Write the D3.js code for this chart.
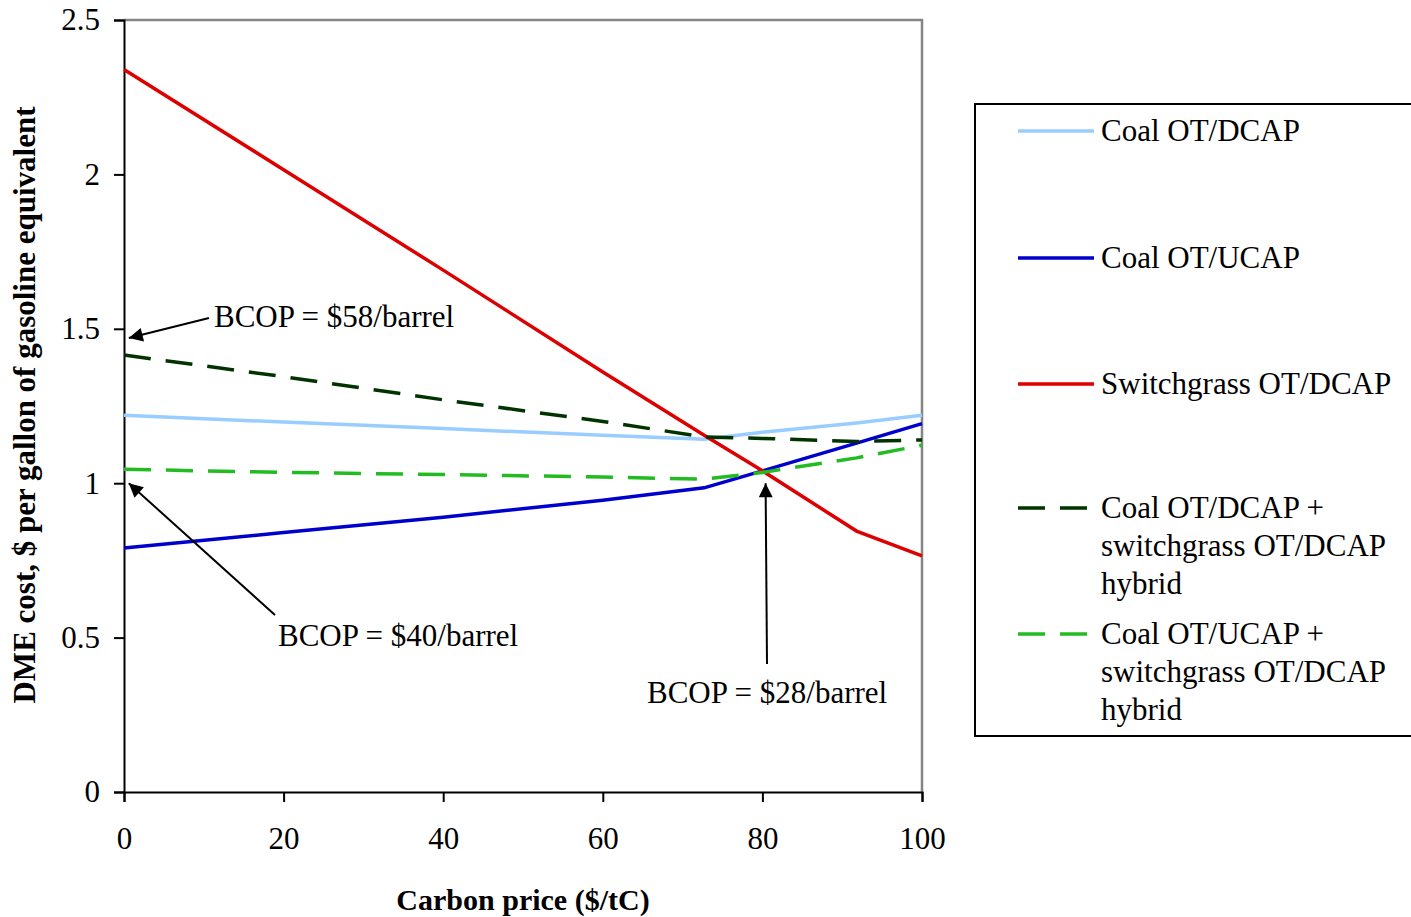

----------------

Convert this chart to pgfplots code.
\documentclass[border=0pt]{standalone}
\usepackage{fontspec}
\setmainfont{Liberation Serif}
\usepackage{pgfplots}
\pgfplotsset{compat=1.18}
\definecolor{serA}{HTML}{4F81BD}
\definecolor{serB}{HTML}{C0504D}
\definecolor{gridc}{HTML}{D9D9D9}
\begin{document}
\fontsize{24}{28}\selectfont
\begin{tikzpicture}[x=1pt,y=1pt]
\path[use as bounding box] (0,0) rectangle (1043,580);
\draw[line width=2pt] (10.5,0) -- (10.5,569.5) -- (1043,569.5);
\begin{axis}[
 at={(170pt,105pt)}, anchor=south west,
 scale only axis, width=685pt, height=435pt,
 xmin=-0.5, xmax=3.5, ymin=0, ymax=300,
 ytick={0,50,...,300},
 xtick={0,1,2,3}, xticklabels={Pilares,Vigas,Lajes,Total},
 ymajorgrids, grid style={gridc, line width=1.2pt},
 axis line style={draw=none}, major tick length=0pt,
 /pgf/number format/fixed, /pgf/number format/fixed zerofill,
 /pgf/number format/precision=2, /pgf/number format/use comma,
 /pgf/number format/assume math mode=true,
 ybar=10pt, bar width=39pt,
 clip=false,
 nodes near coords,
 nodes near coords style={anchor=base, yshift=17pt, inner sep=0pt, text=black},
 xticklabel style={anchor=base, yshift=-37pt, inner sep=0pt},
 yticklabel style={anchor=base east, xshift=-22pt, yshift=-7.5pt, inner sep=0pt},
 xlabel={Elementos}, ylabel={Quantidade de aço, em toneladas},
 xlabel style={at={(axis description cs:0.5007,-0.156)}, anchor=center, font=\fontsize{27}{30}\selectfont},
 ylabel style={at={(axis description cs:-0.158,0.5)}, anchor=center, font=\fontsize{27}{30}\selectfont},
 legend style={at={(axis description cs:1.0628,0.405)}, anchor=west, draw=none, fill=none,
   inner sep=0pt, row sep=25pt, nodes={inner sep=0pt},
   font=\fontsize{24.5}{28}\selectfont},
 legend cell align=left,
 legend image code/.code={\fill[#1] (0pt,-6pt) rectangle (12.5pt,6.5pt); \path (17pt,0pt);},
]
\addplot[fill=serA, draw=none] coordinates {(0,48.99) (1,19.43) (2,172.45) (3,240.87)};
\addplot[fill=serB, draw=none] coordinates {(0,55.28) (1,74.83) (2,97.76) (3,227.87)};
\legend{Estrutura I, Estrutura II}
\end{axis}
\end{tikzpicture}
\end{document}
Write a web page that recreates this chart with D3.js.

----------------

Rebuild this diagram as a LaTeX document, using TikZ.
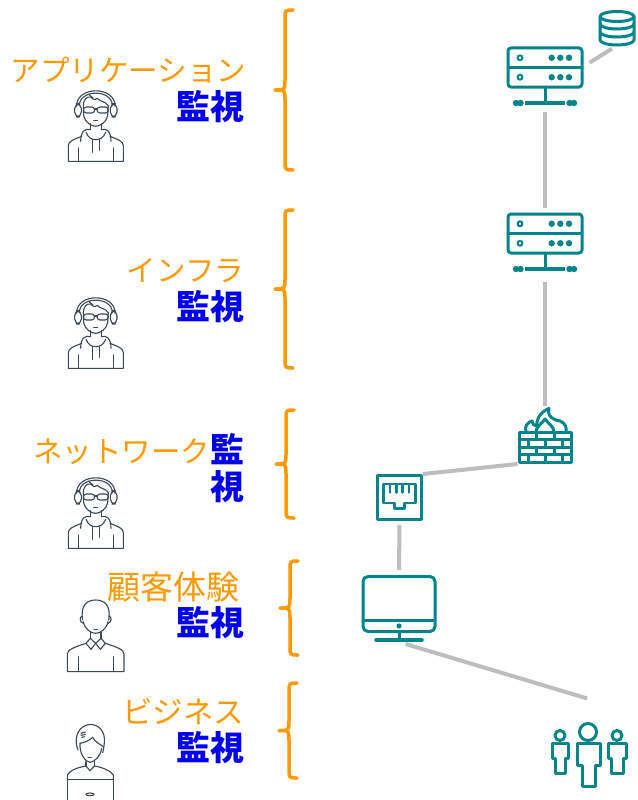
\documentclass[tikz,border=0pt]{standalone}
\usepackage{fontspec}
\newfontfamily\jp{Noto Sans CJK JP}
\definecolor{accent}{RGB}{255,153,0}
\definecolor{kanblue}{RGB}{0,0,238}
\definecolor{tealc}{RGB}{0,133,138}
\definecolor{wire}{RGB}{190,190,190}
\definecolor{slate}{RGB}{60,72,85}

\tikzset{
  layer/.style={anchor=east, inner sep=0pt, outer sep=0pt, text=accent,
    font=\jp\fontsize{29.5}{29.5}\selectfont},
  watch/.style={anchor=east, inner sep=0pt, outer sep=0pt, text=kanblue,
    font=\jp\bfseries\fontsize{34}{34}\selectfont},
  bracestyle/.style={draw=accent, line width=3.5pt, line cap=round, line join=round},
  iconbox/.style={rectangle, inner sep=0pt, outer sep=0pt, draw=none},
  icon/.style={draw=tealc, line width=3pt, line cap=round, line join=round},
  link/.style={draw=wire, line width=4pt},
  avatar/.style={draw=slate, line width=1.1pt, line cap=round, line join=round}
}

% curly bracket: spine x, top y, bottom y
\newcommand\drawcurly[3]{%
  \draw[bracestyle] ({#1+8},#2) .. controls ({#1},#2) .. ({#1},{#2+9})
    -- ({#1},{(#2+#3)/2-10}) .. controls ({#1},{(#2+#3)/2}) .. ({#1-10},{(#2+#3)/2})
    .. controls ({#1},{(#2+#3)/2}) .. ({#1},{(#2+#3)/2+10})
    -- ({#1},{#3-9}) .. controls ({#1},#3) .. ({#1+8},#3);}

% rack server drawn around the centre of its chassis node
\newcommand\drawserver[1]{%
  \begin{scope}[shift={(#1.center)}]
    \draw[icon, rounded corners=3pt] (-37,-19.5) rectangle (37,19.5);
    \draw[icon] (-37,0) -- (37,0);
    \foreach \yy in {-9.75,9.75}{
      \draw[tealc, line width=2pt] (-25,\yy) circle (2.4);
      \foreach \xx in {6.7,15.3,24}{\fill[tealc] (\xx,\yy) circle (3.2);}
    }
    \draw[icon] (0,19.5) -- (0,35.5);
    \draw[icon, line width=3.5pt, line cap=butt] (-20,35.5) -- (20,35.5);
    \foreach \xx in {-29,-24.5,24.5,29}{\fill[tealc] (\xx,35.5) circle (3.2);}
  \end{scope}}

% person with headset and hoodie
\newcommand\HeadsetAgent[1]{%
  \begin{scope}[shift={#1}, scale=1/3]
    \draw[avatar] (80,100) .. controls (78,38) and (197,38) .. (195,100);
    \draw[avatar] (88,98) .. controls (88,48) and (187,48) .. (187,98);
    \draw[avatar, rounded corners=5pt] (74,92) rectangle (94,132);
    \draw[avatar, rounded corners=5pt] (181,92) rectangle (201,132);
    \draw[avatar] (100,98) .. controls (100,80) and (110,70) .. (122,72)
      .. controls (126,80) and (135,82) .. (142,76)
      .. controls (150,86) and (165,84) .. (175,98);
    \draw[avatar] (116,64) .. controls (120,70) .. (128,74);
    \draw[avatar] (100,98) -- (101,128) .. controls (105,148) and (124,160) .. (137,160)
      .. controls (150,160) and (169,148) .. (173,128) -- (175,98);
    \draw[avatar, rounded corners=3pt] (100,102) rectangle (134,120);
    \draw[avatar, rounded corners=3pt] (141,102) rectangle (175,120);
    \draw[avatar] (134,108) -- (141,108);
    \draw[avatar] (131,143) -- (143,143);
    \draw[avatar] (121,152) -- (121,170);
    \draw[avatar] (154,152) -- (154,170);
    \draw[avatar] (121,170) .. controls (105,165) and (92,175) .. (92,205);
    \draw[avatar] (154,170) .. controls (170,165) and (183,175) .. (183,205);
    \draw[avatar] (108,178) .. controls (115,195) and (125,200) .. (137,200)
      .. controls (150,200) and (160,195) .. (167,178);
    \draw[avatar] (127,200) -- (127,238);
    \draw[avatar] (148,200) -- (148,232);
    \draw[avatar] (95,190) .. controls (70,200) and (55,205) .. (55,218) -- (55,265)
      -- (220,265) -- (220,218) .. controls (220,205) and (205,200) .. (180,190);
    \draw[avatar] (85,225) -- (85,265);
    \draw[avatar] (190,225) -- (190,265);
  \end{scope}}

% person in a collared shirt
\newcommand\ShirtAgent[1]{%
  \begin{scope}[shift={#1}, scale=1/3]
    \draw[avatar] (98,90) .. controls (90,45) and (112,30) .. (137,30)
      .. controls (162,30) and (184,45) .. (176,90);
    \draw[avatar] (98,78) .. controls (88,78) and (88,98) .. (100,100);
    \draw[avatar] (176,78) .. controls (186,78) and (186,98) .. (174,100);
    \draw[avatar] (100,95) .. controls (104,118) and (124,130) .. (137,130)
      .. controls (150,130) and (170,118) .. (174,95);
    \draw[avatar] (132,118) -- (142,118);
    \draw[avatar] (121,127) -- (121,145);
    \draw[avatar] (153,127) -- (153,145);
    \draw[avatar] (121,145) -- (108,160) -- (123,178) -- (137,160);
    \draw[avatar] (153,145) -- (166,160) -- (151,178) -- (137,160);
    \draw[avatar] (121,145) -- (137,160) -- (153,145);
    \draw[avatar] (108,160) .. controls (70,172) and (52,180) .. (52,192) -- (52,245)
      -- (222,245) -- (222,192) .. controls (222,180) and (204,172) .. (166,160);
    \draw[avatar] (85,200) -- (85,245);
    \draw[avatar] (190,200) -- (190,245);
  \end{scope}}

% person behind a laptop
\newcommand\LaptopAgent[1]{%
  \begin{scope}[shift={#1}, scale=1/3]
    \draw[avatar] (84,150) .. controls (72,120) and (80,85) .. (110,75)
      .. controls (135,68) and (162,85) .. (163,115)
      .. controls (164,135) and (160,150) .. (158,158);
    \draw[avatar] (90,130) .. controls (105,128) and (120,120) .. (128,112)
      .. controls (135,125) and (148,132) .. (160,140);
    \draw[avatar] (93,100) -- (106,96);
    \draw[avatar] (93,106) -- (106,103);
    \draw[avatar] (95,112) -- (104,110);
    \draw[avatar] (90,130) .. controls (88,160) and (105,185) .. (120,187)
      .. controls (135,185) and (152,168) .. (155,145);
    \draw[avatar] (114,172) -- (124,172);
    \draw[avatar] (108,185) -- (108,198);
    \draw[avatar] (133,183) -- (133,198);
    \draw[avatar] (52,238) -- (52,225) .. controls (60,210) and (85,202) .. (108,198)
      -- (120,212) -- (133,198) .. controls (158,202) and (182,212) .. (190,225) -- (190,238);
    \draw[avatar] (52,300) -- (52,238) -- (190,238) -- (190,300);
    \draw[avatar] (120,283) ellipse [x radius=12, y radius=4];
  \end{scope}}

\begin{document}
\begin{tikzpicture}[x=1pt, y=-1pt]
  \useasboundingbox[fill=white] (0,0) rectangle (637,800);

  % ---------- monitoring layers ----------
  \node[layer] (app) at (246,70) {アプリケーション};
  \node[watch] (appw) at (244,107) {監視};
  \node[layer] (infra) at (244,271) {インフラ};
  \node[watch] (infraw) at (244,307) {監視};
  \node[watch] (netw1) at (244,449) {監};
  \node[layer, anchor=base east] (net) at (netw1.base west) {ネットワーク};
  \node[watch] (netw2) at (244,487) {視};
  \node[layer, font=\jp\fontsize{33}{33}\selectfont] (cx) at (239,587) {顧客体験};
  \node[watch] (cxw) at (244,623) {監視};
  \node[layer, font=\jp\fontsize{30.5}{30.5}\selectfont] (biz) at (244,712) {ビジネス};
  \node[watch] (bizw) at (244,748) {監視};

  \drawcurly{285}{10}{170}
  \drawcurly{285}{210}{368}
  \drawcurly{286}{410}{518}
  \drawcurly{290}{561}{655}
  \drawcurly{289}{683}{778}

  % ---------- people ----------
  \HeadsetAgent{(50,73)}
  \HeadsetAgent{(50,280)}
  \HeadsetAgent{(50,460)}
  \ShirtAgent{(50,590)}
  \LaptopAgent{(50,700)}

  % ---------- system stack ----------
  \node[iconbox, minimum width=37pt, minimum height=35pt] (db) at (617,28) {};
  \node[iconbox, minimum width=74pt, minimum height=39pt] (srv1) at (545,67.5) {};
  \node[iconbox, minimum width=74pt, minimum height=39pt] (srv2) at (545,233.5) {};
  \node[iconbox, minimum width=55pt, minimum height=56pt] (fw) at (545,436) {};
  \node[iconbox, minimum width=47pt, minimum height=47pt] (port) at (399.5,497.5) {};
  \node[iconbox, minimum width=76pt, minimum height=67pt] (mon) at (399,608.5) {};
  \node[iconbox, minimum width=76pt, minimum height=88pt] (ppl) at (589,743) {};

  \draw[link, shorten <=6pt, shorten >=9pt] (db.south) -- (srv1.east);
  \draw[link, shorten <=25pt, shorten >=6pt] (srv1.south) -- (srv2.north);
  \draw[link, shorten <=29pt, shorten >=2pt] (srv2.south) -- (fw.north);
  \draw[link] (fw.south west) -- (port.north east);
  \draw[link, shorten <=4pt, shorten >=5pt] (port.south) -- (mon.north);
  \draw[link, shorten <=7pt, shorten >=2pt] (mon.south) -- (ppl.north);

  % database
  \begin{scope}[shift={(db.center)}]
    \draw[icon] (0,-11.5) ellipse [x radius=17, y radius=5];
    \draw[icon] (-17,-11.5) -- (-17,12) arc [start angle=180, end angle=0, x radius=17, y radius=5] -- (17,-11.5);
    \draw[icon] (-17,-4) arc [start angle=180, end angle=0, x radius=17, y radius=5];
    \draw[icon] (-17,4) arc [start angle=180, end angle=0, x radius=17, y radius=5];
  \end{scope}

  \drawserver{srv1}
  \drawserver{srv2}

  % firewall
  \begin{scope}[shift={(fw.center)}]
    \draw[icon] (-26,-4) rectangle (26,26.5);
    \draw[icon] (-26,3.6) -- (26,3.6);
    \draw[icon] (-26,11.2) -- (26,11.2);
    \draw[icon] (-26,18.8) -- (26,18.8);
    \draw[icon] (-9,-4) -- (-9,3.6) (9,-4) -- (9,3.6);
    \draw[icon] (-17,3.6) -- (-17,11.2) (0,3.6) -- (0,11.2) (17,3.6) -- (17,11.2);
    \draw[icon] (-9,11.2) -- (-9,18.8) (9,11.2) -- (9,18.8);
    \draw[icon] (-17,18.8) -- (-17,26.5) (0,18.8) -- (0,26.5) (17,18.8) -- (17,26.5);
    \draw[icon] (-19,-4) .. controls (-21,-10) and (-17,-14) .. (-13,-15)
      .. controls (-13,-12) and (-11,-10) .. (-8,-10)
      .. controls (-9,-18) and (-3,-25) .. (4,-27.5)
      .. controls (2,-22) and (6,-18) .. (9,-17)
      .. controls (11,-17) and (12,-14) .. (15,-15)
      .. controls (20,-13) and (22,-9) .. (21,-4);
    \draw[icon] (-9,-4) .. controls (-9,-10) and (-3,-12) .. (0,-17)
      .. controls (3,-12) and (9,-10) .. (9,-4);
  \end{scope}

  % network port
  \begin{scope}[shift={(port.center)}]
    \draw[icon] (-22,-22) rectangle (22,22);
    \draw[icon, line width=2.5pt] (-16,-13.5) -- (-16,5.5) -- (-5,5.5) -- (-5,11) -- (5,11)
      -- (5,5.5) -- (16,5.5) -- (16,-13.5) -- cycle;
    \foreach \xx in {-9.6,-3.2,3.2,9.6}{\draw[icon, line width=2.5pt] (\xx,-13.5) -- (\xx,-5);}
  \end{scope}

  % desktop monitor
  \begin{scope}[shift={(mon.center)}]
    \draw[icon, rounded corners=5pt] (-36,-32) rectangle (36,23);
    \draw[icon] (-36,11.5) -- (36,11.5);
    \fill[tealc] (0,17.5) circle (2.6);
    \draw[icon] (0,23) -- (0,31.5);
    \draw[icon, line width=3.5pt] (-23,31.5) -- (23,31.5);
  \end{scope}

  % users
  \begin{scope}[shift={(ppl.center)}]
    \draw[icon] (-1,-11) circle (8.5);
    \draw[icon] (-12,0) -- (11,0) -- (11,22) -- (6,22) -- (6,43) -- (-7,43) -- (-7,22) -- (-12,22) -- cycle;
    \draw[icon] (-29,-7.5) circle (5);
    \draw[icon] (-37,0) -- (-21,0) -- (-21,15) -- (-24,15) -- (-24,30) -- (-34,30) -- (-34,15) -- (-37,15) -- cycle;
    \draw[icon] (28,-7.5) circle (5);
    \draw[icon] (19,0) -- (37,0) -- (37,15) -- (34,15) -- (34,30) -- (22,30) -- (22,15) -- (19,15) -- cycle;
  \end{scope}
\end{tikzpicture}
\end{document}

----------------

**Task description:** Repeat these lines exactly and nothing more: the one containing "Convert this chart to pgfplots code.", the one containing "Write a web", and all the lines between.

**Expected answer:**
Convert this chart to pgfplots code.
\documentclass[border=0pt]{standalone}
\usepackage{fontspec}
\setmainfont{Liberation Serif}
\usepackage{pgfplots}
\pgfplotsset{compat=1.18}
\definecolor{serA}{HTML}{4F81BD}
\definecolor{serB}{HTML}{C0504D}
\definecolor{gridc}{HTML}{D9D9D9}
\begin{document}
\fontsize{24}{28}\selectfont
\begin{tikzpicture}[x=1pt,y=1pt]
\path[use as bounding box] (0,0) rectangle (1043,580);
\draw[line width=2pt] (10.5,0) -- (10.5,569.5) -- (1043,569.5);
\begin{axis}[
 at={(170pt,105pt)}, anchor=south west,
 scale only axis, width=685pt, height=435pt,
 xmin=-0.5, xmax=3.5, ymin=0, ymax=300,
 ytick={0,50,...,300},
 xtick={0,1,2,3}, xticklabels={Pilares,Vigas,Lajes,Total},
 ymajorgrids, grid style={gridc, line width=1.2pt},
 axis line style={draw=none}, major tick length=0pt,
 /pgf/number format/fixed, /pgf/number format/fixed zerofill,
 /pgf/number format/precision=2, /pgf/number format/use comma,
 /pgf/number format/assume math mode=true,
 ybar=10pt, bar width=39pt,
 clip=false,
 nodes near coords,
 nodes near coords style={anchor=base, yshift=17pt, inner sep=0pt, text=black},
 xticklabel style={anchor=base, yshift=-37pt, inner sep=0pt},
 yticklabel style={anchor=base east, xshift=-22pt, yshift=-7.5pt, inner sep=0pt},
 xlabel={Elementos}, ylabel={Quantidade de aço, em toneladas},
 xlabel style={at={(axis description cs:0.5007,-0.156)}, anchor=center, font=\fontsize{27}{30}\selectfont},
 ylabel style={at={(axis description cs:-0.158,0.5)}, anchor=center, font=\fontsize{27}{30}\selectfont},
 legend style={at={(axis description cs:1.0628,0.405)}, anchor=west, draw=none, fill=none,
   inner sep=0pt, row sep=25pt, nodes={inner sep=0pt},
   font=\fontsize{24.5}{28}\selectfont},
 legend cell align=left,
 legend image code/.code={\fill[#1] (0pt,-6pt) rectangle (12.5pt,6.5pt); \path (17pt,0pt);},
]
\addplot[fill=serA, draw=none] coordinates {(0,48.99) (1,19.43) (2,172.45) (3,240.87)};
\addplot[fill=serB, draw=none] coordinates {(0,55.28) (1,74.83) (2,97.76) (3,227.87)};
\legend{Estrutura I, Estrutura II}
\end{axis}
\end{tikzpicture}
\end{document}
Write a web page that recreates this chart with D3.js.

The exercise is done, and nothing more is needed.